Edward's cousin Elizabeth Rachel Day was born at Rotherhithe, London and baptised at St Marys Church Rotherhithe on the 28th May 1847. Her parents had married in Hobart six years earlier, at St David's Church on 6th January 1841. She was the eldest daughter and sister of Mary Sophia Day, who was born in Hobart in 1853. Their father, master mariner Captain James Day (1806-1882), born in Yorkshire where his sister married Captain Edward Goldsmith in 1829, had served as master, navigator and first mate on his brother-in-law's early voyages and continued service as a master mariner in the Australian Ordinary Trade Service until his death in Hobart in 1882. Elizabeth Rachel Day and Mary Sophia Day's mother Rachael Day nee Pocock died of consumption on 14 April 1857 at New Town, Hobart. Elizabeth Day married photographer Thomas James Nevin on 12th July, 1871, at the Wesleyan Chapel, Kangaroo Valley (Lenah Valley), Hobart.



Elizabeth Rachael [sic - she dropped the "a" on marriage] Day, christened on 28th April 1847 at St Mary's Church Rotherhithe UK.

St Mary's Church Rotherhithe London
In 1838, when the well-known ship Temeraire was broken up, some of her timbers were used to build a communion table and two bishop's chairs in the Rotherhithe church.



St. Mary's Church, Rotherhithe, London. The Mayflower Church
This is a charming handmade video narrated by Richard Goodwin, outlining the history of St. Mary's Church Rotherhithe on a walking tour.

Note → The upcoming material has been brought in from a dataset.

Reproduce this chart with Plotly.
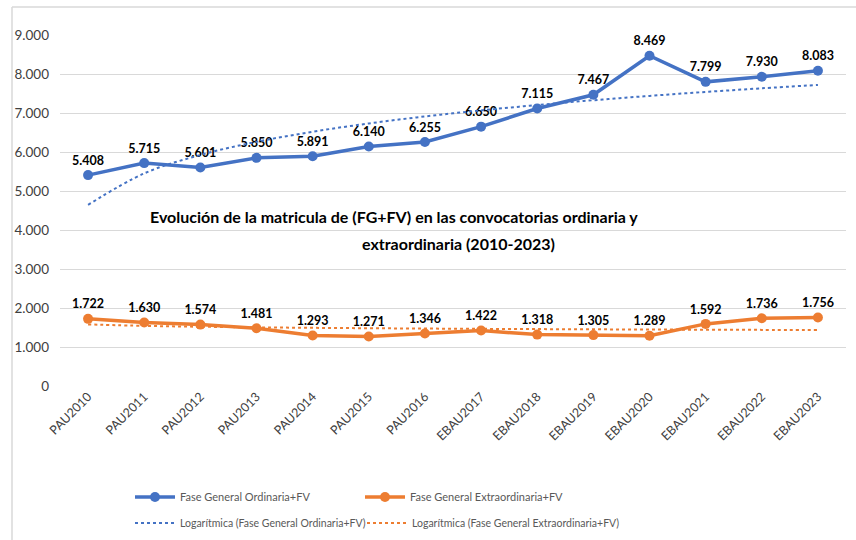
import numpy as np
import plotly.graph_objects as go

categories = ["PAU2010", "PAU2011", "PAU2012", "PAU2013", "PAU2014", "PAU2015", "PAU2016",
              "EBAU2017", "EBAU2018", "EBAU2019", "EBAU2020", "EBAU2021", "EBAU2022", "EBAU2023"]
ordinaria = [5408, 5715, 5601, 5850, 5891, 6140, 6255, 6650, 7115, 7467, 8469, 7799, 7930, 8083]
extraordinaria = [1722, 1630, 1574, 1481, 1293, 1271, 1346, 1422, 1318, 1305, 1289, 1592, 1736, 1756]
y_ticks = [0, 1000, 2000, 3000, 4000, 5000, 6000, 7000, 8000, 9000]
y_tick_labels = ["0", "1.000", "2.000", "3.000", "4.000", "5.000", "6.000", "7.000", "8.000", "9.000"]

name_ord = "Fase General Ordinaria+FV"
name_ext = "Fase General Extraordinaria+FV"

BLUE = "#4472C4"
ORANGE = "#ED7D31"
FONT = "Lato"

# plot area geometry (pixels)
PL, PR, PT, PB = 60, 846, 35, 386
PW, PH = PR - PL, PB - PT


def px_x(p):
    return (p - PL) / PW


def px_y(p):
    return (PB - p) / PH


def fmt(v):
    return f"{v:,}".replace(",", ".")


def log_trend(values):
    # Excel "Logarítmica" trendline: least squares fit of y = a + b*ln(x), x = 1..n
    x = np.arange(1, len(values) + 1)
    b, a = np.polyfit(np.log(x), np.array(values, dtype=float), 1)
    return list(a + b * np.log(x))


fig = go.Figure()

fig.add_trace(go.Scatter(
    x=categories, y=ordinaria, name=name_ord, mode="lines+markers+text",
    line=dict(color=BLUE, width=3.5), marker=dict(size=10, color=BLUE),
    text=[fmt(v) for v in ordinaria], textposition="top center",
    textfont=dict(family=FONT, size=12.5, color="#000000", weight="bold"),
    legend="legend",
))
fig.add_trace(go.Scatter(
    x=categories, y=extraordinaria, name=name_ext, mode="lines+markers+text",
    line=dict(color=ORANGE, width=3.5), marker=dict(size=10, color=ORANGE),
    text=[fmt(v) for v in extraordinaria], textposition="top center",
    textfont=dict(family=FONT, size=12.5, color="#000000", weight="bold"),
    legend="legend2",
))
fig.add_trace(go.Scatter(
    x=categories, y=log_trend(ordinaria), name="Logarítmica (" + name_ord + ")",
    mode="lines", line=dict(color=BLUE, width=2, dash="dot", shape="spline"),
    legend="legend3",
))
fig.add_trace(go.Scatter(
    x=categories, y=log_trend(extraordinaria), name="Logarítmica (" + name_ext + ")",
    mode="lines", line=dict(color=ORANGE, width=2, dash="dot", shape="spline"),
    legend="legend4",
))

# chart frame (left and top edge visible in the reference)
fig.add_shape(type="line", xref="paper", yref="paper", x0=px_x(12), x1=px_x(12), y0=px_y(560), y1=px_y(7),
              line=dict(color="#D9D9D9", width=1.5))
fig.add_shape(type="line", xref="paper", yref="paper", x0=px_x(12), x1=px_x(870), y0=px_y(7),
              y1=px_y(7), line=dict(color="#D9D9D9", width=1.5))

title_font = dict(family=FONT, size=16, color="#000000", weight="bold")
fig.add_annotation(text="Evolución de la matricula de (FG+FV) en las convocatorias ordinaria y",
                   xref="paper", yref="paper", x=px_x(394), y=px_y(216),
                   showarrow=False, font=title_font, xanchor="center", yanchor="middle")
fig.add_annotation(text="extraordinaria (2010-2023)",
                   xref="paper", yref="paper", x=px_x(458), y=px_y(243),
                   showarrow=False, font=title_font, xanchor="center", yanchor="middle")

legend_common = dict(orientation="h", xref="paper", yref="paper", xanchor="left", yanchor="middle",
                     bgcolor="rgba(0,0,0,0)", itemwidth=40)
main_font = dict(family=FONT, size=11, color="#595959")
trend_font = dict(family=FONT, size=10.5, color="#595959")
fig.update_layout(
    width=856, height=540,
    margin=dict(l=PL, r=856 - PR, t=PT, b=540 - PB, autoexpand=False),
    paper_bgcolor="#FFFFFF", plot_bgcolor="#FFFFFF",
    showlegend=True,
    legend=dict(x=px_x(130), y=px_y(497), font=main_font, **legend_common),
    legend2=dict(x=px_x(360), y=px_y(497), font=main_font, **legend_common),
    legend3=dict(x=px_x(130), y=px_y(523), font=trend_font, **legend_common),
    legend4=dict(x=px_x(362), y=px_y(523), font=trend_font, **legend_common),
    xaxis=dict(type="category", range=[-0.5, 13.5], tickangle=-45, automargin=False,
               tickfont=dict(family=FONT, size=12.5, color="#404040"),
               showgrid=False, showline=False, ticks="", zeroline=False),
    yaxis=dict(range=[0, 9000], tickvals=y_ticks, ticktext=y_tick_labels, automargin=False,
               tickfont=dict(family=FONT, size=13.5, color="#404040"),
               showgrid=True, gridcolor="#D9D9D9", gridwidth=1, zeroline=False,
               showline=False, ticks="", ticklabelstandoff=10),
)

fig.write_html("out.html", config={"displayModeBar": False},
               post_script="document.body.style.margin='0';document.body.style.overflow='hidden';"
                           "document.documentElement.style.overflow='hidden';")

St Mary's Church at Wikipedia
As befits a church near the merchant activity on the river, there are several maritime connections. The communion table in the Lady Chapel and two bishop's chairs are made from salvaged timber from the warship HMS Temeraire. The ship's final journey to the breaker's yard at Deptford was made famous by Turner in his evocative painting The Fighting Temeraire, now in theNational Gallery.
In the church a memorial marks the final resting place of Christopher Jones, captain of the Mayflower, which took the Pilgrim Fathers to North America in 1620.
It is also the burial place of Prince Lee Boo of Palau, a Pacific Island prince.
Nearby are some of London's Nordic churches and missions to seafarers.



The Fighting Temeraire tugged to her last berth to be broken up, 1838 by J. M. W. Turner, 1838.